* [Objective] Repeat exactly, please, the lines that begin at the start of the listing and end at the line holding "const website = 'www.iresearch.com.cn';".
[start of Data]
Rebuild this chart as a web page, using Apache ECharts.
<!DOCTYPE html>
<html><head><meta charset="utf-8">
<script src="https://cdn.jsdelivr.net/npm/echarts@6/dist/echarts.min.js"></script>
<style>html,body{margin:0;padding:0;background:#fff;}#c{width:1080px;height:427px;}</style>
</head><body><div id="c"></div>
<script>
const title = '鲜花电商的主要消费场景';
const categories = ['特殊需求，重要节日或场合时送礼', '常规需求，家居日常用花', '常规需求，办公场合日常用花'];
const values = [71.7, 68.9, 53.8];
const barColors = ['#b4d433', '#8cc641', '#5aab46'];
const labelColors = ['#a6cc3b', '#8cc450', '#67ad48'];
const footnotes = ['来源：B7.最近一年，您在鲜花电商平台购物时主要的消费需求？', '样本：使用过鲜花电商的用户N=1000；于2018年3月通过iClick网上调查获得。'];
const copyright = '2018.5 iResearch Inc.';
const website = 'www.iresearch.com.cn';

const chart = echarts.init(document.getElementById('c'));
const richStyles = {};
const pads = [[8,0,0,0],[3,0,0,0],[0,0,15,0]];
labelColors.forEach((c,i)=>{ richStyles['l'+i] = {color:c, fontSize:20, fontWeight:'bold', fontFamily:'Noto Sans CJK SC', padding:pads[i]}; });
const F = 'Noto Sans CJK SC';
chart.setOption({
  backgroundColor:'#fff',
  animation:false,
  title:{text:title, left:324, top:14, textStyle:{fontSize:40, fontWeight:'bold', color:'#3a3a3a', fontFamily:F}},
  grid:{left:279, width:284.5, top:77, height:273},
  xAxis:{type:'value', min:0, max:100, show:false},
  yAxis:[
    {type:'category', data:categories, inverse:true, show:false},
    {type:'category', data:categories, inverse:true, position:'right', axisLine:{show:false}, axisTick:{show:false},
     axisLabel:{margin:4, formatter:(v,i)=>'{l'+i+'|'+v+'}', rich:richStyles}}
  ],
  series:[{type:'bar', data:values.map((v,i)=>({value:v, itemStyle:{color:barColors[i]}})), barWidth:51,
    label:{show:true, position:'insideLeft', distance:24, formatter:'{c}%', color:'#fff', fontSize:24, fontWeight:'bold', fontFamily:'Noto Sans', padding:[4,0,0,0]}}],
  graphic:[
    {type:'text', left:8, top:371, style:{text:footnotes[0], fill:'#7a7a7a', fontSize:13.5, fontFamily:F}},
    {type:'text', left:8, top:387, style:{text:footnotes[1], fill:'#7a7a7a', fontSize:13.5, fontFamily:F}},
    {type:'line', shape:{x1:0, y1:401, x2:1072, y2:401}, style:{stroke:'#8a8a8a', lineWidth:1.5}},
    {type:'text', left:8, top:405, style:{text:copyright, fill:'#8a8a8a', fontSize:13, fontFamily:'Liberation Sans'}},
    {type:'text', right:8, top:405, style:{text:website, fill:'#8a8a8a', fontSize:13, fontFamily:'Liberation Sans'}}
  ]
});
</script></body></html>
[end of Data]
* [In response]
Rebuild this chart as a web page, using Apache ECharts.
<!DOCTYPE html>
<html><head><meta charset="utf-8">
<script src="https://cdn.jsdelivr.net/npm/echarts@6/dist/echarts.min.js"></script>
<style>html,body{margin:0;padding:0;background:#fff;}#c{width:1080px;height:427px;}</style>
</head><body><div id="c"></div>
<script>
const title = '鲜花电商的主要消费场景';
const categories = ['特殊需求，重要节日或场合时送礼', '常规需求，家居日常用花', '常规需求，办公场合日常用花'];
const values = [71.7, 68.9, 53.8];
const barColors = ['#b4d433', '#8cc641', '#5aab46'];
const labelColors = ['#a6cc3b', '#8cc450', '#67ad48'];
const footnotes = ['来源：B7.最近一年，您在鲜花电商平台购物时主要的消费需求？', '样本：使用过鲜花电商的用户N=1000；于2018年3月通过iClick网上调查获得。'];
const copyright = '2018.5 iResearch Inc.';
const website = 'www.iresearch.com.cn';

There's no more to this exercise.